Best Practice 4: Establishing the Duration of All Activities
Duration is the estimated time required to complete an activity—the time between its start and finish. Durations are expressed in business units, such as working days, and are subject to the project calendar. For example, for a standard 40-hour 5-day work week, the duration of an activity that starts on Thursday and ends on Tuesday will be 4 working days, even though it spans 6 calendar days. If the activity is assigned to a 7-day workweek calendar, then the activity will start Thursday and end Sunday. Multiple calendars can be created to accommodate activities with different work schedules.
The definition of duration is different from the definition of work (work is also referred to as effort in some scheduling software). For example, if a painting activity is scheduled for 2 8-hour days and 2 full-time painters are assigned to the job, the duration of the painting activity is 2 days, but the effort associated with painting is 32 hours (that is, 2 8-hour employees for 2 days). Duration is directly related to the assigned resources and estimated amount of required work. Best Practice 3 discusses in detail how duration, resource units, and effort can change in relation to one another.
Durations should be as short as possible to facilitate the objective measurement of accomplished effort. As we discuss in Best Practice 1, the level of detail in the schedule should reflect the information available, the risk inherent in activities, and the intended use of the schedule. In general, estimated detail activity durations for near-term effort should be no longer than the reporting period established by the program. For example, if the reporting period for a construction project is weekly, then near-term activity durations should be one working week or less. If management requires monthly updates, then near-term activity durations should be about 22 working days or less. If activities are longer than the reporting period, activities should have at least one quantitative measurable event within the reporting period. It may be difficult for management to gauge progress on detail activity durations that are too long. Up to a point, the shorter the duration of the detail activity the more precise the measurement of accomplished effort will be. Moreover, shorter durations are needed for areas of work associated with high cost or high risk. Keeping activity durations shorter than the reporting period has additional benefits to tracking progress that we discuss in Best Practice 9.

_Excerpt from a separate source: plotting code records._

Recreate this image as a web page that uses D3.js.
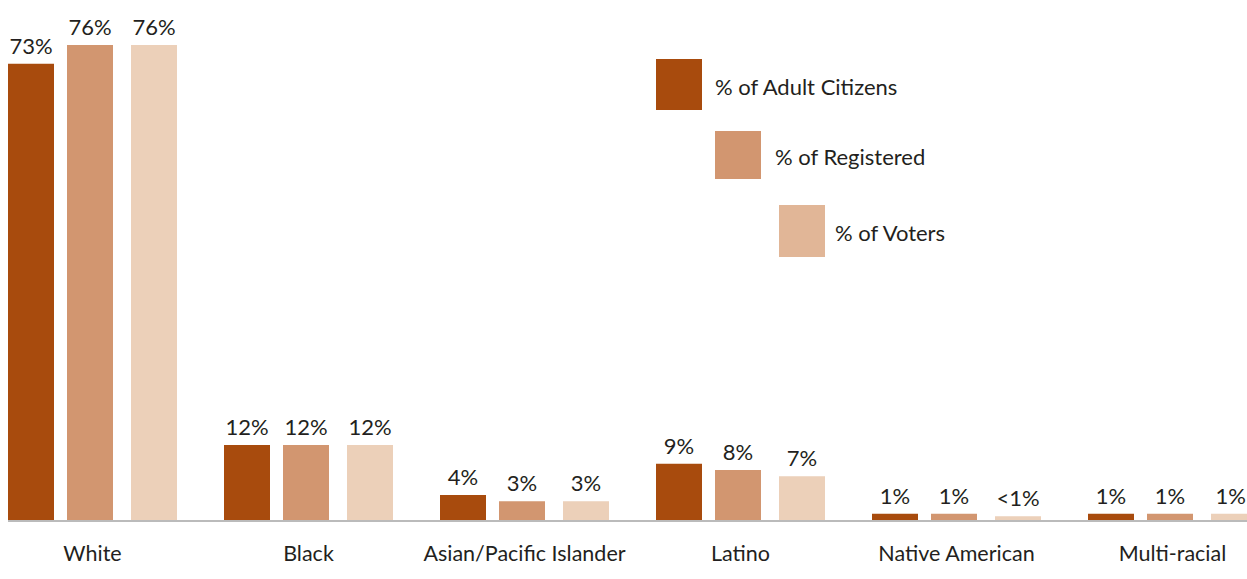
<!DOCTYPE html>
<html>
<head>
<meta charset="utf-8">
<script src="https://cdn.jsdelivr.net/npm/d3@7"></script>
<style>
  html, body { margin: 0; padding: 0; background: #ffffff; }
  svg { display: block; }
  text { font-family: "Lato", "Open Sans", sans-serif; fill: #231f20; }
</style>
</head>
<body>
<svg id="chart" width="1247" height="579"></svg>
<script>
// Share of each group among adult citizens, registered voters and voters
const categories = ["White", "Black", "Asian/Pacific Islander", "Latino", "Native American", "Multi-racial"];
const seriesNames = ["% of Adult Citizens", "% of Registered", "% of Voters"];

const adultCitizens = [73, 12, 4, 9, 1, 1];
const registered    = [76, 12, 3, 8, 1, 1];
const voters        = [76, 12, 3, 7, 0.6, 1];

const adultLabels      = ["73%", "12%", "4%", "9%", "1%", "1%"];
const registeredLabels = ["76%", "12%", "3%", "8%", "1%", "1%"];
const voterLabels      = ["76%", "12%", "3%", "7%", "<1%", "1%"];

const barColors    = ["#A84B0D", "#D29670", "#ECD0B9"];
const legendColors = ["#A84B0D", "#D29670", "#E1B697"];

const series = [
  { name: seriesNames[0], values: adultCitizens, labels: adultLabels },
  { name: seriesNames[1], values: registered,    labels: registeredLabels },
  { name: seriesNames[2], values: voters,        labels: voterLabels }
];

const W = 1247;
const svg = d3.select("#chart");
const baseY = 520;
const barW = 46;

const x0 = d3.scaleBand()
  .domain(categories)
  .range([8, 8 + 216 * categories.length])
  .paddingInner(0)
  .paddingOuter(0);

const x1 = d3.scaleOrdinal()
  .domain(seriesNames)
  .range([0, 59, 123]);

const color = d3.scaleOrdinal().domain(seriesNames).range(barColors);

const y = d3.scaleLinear().domain([0, 76]).range([baseY, 45]);

// bars and value labels
const groups = svg.selectAll("g.series")
  .data(series)
  .join("g")
  .attr("class", "series");

groups.selectAll("rect")
  .data(s => s.values.map((v, i) => ({ s: s.name, cat: categories[i], v })))
  .join("rect")
  .attr("x", d => x0(d.cat) + x1(d.s))
  .attr("y", d => y(d.v))
  .attr("width", barW)
  .attr("height", d => baseY - y(d.v))
  .attr("fill", d => color(d.s));

groups.selectAll("text")
  .data(s => s.values.map((v, i) => ({ s: s.name, cat: categories[i], v, label: s.labels[i] })))
  .join("text")
  .attr("x", d => x0(d.cat) + x1(d.s) + barW / 2)
  .attr("y", d => y(d.v) - 10)
  .attr("text-anchor", "middle")
  .style("font-size", "22px")
  .text(d => d.label)
  .each(function () {
    // keep labels of bars running past the right edge inside the page
    const t = d3.select(this);
    const half = this.getComputedTextLength() / 2;
    const cx = +t.attr("x");
    if (cx + half > W - 1) t.attr("x", W - 1 - half);
  });

// baseline
svg.append("line")
  .attr("x1", 8).attr("x2", W)
  .attr("y1", baseY + 1).attr("y2", baseY + 1)
  .attr("stroke", "#bbbbbb")
  .attr("stroke-width", 2);

// category labels
svg.selectAll("text.cat")
  .data(categories)
  .join("text")
  .attr("class", "cat")
  .attr("x", d => x0(d) + (x1(seriesNames[2]) + barW) / 2)
  .attr("y", 561)
  .attr("text-anchor", "middle")
  .style("font-size", "21.5px")
  .text(d => d);

// legend, stepped diagonally
const legendItems = [
  { name: seriesNames[0], x: 656, y: 59,  h: 51, gap: 13, fill: legendColors[0] },
  { name: seriesNames[1], x: 715, y: 131, h: 48, gap: 14, fill: legendColors[1] },
  { name: seriesNames[2], x: 779, y: 205, h: 52, gap: 10, fill: legendColors[2] }
];

const legend = svg.append("g").attr("class", "legend");
const li = legend.selectAll("g")
  .data(legendItems)
  .join("g");

li.append("rect")
  .attr("x", d => d.x)
  .attr("y", d => d.y)
  .attr("width", barW)
  .attr("height", d => d.h)
  .attr("fill", d => d.fill);

li.append("text")
  .attr("x", d => d.x + barW + d.gap)
  .attr("y", d => d.y + d.h / 2 + 10)
  .style("font-size", "22px")
  .text(d => d.name);
</script>
</body>
</html>
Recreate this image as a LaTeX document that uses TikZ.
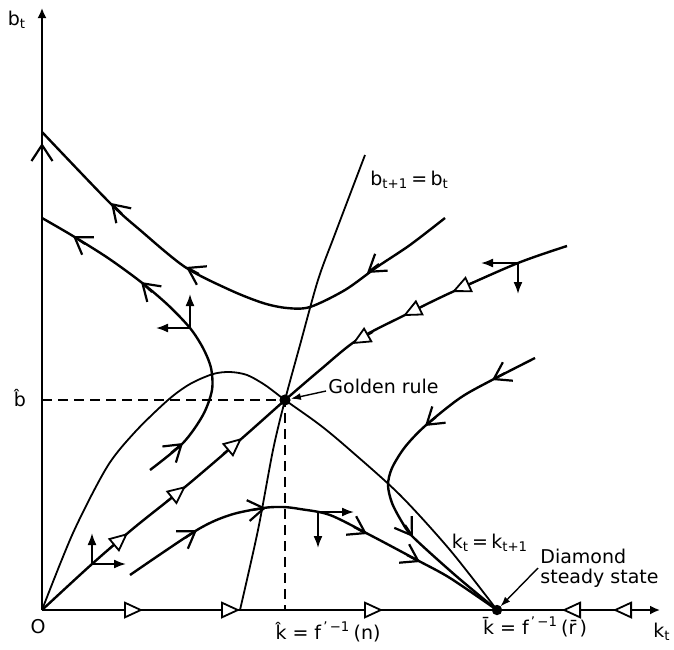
\documentclass[tikz,border=0pt]{standalone}
\usepackage{fontspec}
\setmainfont{DejaVu Sans}
\usetikzlibrary{arrows.meta}

\begin{document}
\begin{tikzpicture}[
  x=0.5pt,y=-0.5pt,
  axisline/.style={line width=0.9pt,-{Latex[length=5pt,width=4.5pt]}},
  traj/.style={line width=1.2pt},
  locus/.style={line width=0.9pt},
  guide/.style={line width=0.8pt,dash pattern=on 5pt off 3pt},
  chev/.style={line width=1.1pt,-{Straight Barb[length=8pt,width=10.5pt]}},
  tri/.style={line width=0.9pt,-{Triangle[length=9.5pt,width=8.5pt,fill=white]}},
  push/.style={line width=0.9pt,-{Latex[length=6pt,width=4.5pt]}},
  ptr/.style={line width=0.7pt,-{Latex[length=5pt,width=3.5pt]}},
  lab/.style={font=\fontsize{9.5}{10}\selectfont,inner sep=1pt}
]
\useasboundingbox (0,0) rectangle (674,649);
\coordinate (O) at (42,610);
\coordinate (G) at (285,400);
\coordinate (D) at (497,610);
% axes
\draw[axisline] (O) -- (42,8);
\draw[axisline] (O) -- (660,610);
\draw[chev] (42,158) -- (42,143);
\draw[tri] (119,610) -- (143,610);
\draw[tri] (216,610) -- (240,610);
\draw[tri] (359,610) -- (383,610);
\draw[tri] (586,610) -- (562,610);
\draw[tri] (637,610) -- (613,610);
% golden rule guides
\draw[guide] (O |- G) -- (G) -- (G |- O);
% k_t = k_{t+1} and b_{t+1} = b_t
\draw[locus] plot[smooth] coordinates {(42,610) (73,533) (107,467) (135,432) (168,400)
  (190,384) (213,374) (230,372) (247,375) (265,385) (285,400) (320,425) (350,450)
  (400,495) (450,550) (497,610)};
\draw[locus] plot[smooth] coordinates {(240,610) (258,530) (273,450) (285,400) (300,345)
  (318,280) (335,234) (365,155)};
% trajectories
\draw[traj] plot[smooth] coordinates {(445,218) (410,245) (377,267) (345,290) (310,307)
  (287,308) (263,303) (230,290) (185,267) (140,230) (110,203) (42,132)};
\draw[chev] (379,264) -- (367,273);
\draw[chev] (199,274) -- (186,267);
\draw[chev] (122,214) -- (111,203);
\draw[traj] plot[smooth] coordinates {(150,470) (183,443) (203,415) (212,390) (211,368)
  (203,348) (190,328) (168,305) (141,282) (108,258) (73,236) (42,218)};
\draw[chev] (171,453) -- (183,443);
\draw[chev] (152,292) -- (141,282);
\draw[chev] (85,244) -- (73,236);
\draw[traj] plot[smooth] coordinates {(130,575) (197,530) (230,515) (263,508) (283,507)
  (300,509) (330,515) (370,535) (417,560) (450,578) (497,610)};
\draw[chev] (185,538) -- (197,530);
\draw[chev] (252,510) -- (266,508);
\draw[chev] (354,527) -- (367,534);
\draw[chev] (407,555) -- (420,562);
\draw[traj] plot[smooth] coordinates {(535,358) (492,380) (460,398) (425,426) (405,447)
  (392,468) (388,485) (392,503) (402,522) (413,537) (455,575) (497,610)};
\draw[chev] (505,373) -- (492,380);
\draw[chev] (436,417) -- (425,426);
\draw[chev] (405,525) -- (413,537);
% saddle path
\draw[traj] plot[smooth] coordinates {(567,246) (518,263) (450,293) (405,315) (357,340)
  (320,370) (285,400)};
\draw[tri] (474,282) -- (452,292);
\draw[tri] (425,305) -- (403,316);
\draw[tri] (373,332) -- (352,344);
\draw[traj] plot[smooth] coordinates {(42,610) (92,564) (135,527) (185,487) (240,440)
  (285,400)};
\draw[tri] (109,549) -- (128,533);
\draw[tri] (166,502) -- (186,486);
\draw[tri] (223,454) -- (242,438);
% direction of motion
\coordinate (m1) at (190,328);
\coordinate (m2) at (518,263);
\coordinate (m3) at (92,564);
\coordinate (m4) at (318,512);
\draw[push] (m1) -- ++(0,-34);
\draw[push] (m1) -- ++(-34,0);
\draw[push] (m2) -- ++(-37,0);
\draw[push] (m2) -- ++(0,31);
\draw[push] (m3) -- ++(0,-31);
\draw[push] (m3) -- ++(34,0);
\draw[push] (m4) -- ++(36,0);
\draw[push] (m4) -- ++(0,36);
% steady states
\fill (G) circle (2.8pt);
\fill (D) circle (2.6pt);
% labels
\node[lab] (btlab) at (17,20) {b\textsubscript{t}};
\node[lab] (bhat) at (20,398) {\^b};
\node[lab] (olab) at (38,627) {O};
\node[lab] (khat) at (328,632) {\^k = f\textsuperscript{\,'\,−1}\,(n)};
\node[lab] (kbar) at (535,627) {\=k = f\textsuperscript{\,'\,−1}\,(\=r\,)};
\node[lab] (ktlab) at (662,632) {k\textsubscript{t}};
\node[lab,anchor=west] (blocus) at (368,180) {b\textsubscript{t+1}\,=\,b\textsubscript{t}};
\node[lab,anchor=west] (glab) at (326,386) {Golden rule};
\node[lab] (klocus) at (490,543) {k\textsubscript{t}\,=\,k\textsubscript{t+1}};
\node[lab,anchor=west,align=left] (dlab) at (538,568) {Diamond\\steady state};
\draw[ptr,shorten >=3pt] ([yshift=-2.5pt]glab.west) -- (G);
\draw[ptr,shorten >=2.5pt] (dlab.west) -- (D);
\end{tikzpicture}
\end{document}
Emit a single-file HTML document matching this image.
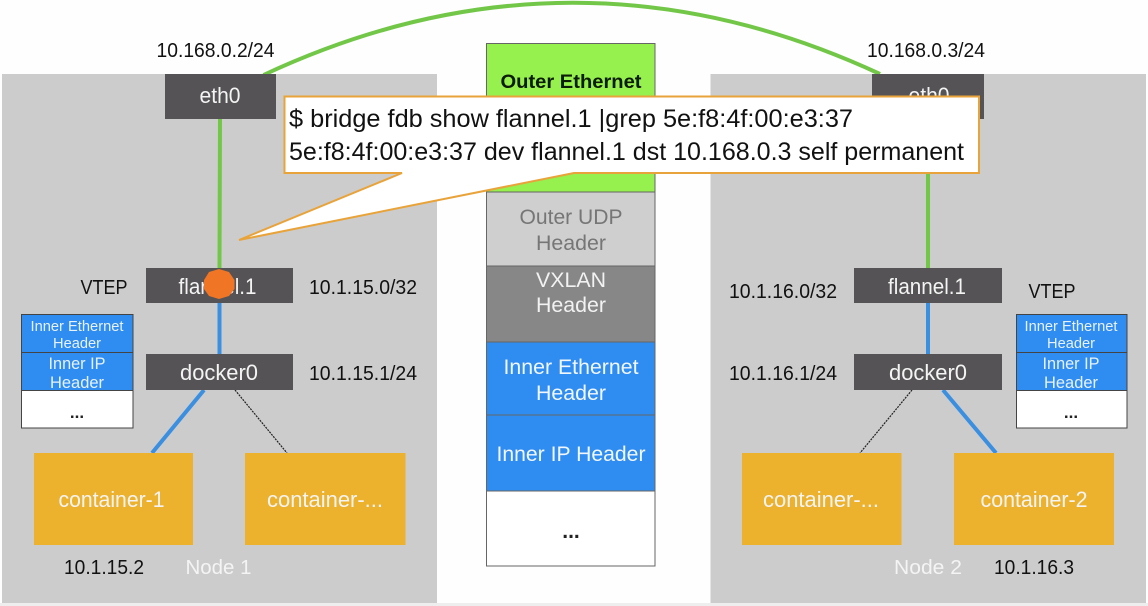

Long durations should be broken into shorter activities if logical breaks can be identified in the work being performed. If it is not practical to divide the work into smaller activities or insert intermediate milestones, justification for long durations should be given in the schedule basis document. One rule of thumb is to break long activities into enough detail that finish-to-start logic relationships can be identified. Greater activity detail might be necessary if it helps management understand and address the implications of risk and uncertainty.
However, durations that are too short and durations that are too long should be balanced. Very short durations, such as 1 day or less, may imply that the schedule is too detailed and will require more frequent schedule duration and logic updates than necessary. Activities should be decomposed only to the point necessary to identify activity-to-activity hand-offs. Moreover, for a large number of 1- and 2-day duration activities, planners should recognize that people are rarely, if ever, 100 percent productive during an 8-hour day. An actual “pure” productive workday is approximately 60 to 80 percent of an 8-hour workday, because time may be taken up with staff meetings, phone calls, e-mails, and water cooler talks. Also, a long chain of 1-day activities may be assigned to one employee who is assumed to never get sick or take vacation. It is important that activity durations remain realistic. Durations should not be broken up simply to meet an artificial guideline. If the work required for the activity is estimated to extend beyond the reporting period, or if network logic dictates an activity duration longer than the reporting period for some other reason, then the activity duration should reflect this reality.
Certain activities within schedules naturally span more than the number of working days in the reporting period. For summary-level schedules, often created before detailed engineering is complete, durations might be longer than 1 or 2 months and lags might be more common. Within detailed schedules, LOE activities such as management and other oversight activities depend on the duration of the underlying discrete effort, so they span complete phases or even the entire project. LOE activities should be clearly marked in the schedule and should never appear on a critical path.
In some circumstances, it may be beneficial to use long-duration activities in a schedule to reduce complexity. For example, if 30 units of some item need to be constructed and each item has 15 individual steps, the complexity of the schedule can be reduced by creating 30 construction activities rather than 450 step activities. To ensure that long-duration activities can be effectively progressed, they should be monitored using incremental milestones. Incremental milestones—also called inch-stones—are used to track the completion of a long-duration activity. Incremental milestones should represent objective, product-oriented progress on the task and should be managed under a control process. They should enhance the performance visibility of the activity rather than represent arbitrary points in time. Inch-stones used to calculate performance for long-duration activities are sometimes referred to as quantifiable backup data, or QBD.
In addition, planning packages representing summarized or less-defined future work can be several months long. However, the duration of the planning packages must be estimated and they should still be integrated into network logic.
Finally, all activity durations in the schedule should be defined by the same time unit (hours, days, weeks) to facilitate calculating and monitoring the critical path. The day is the preferred time unit.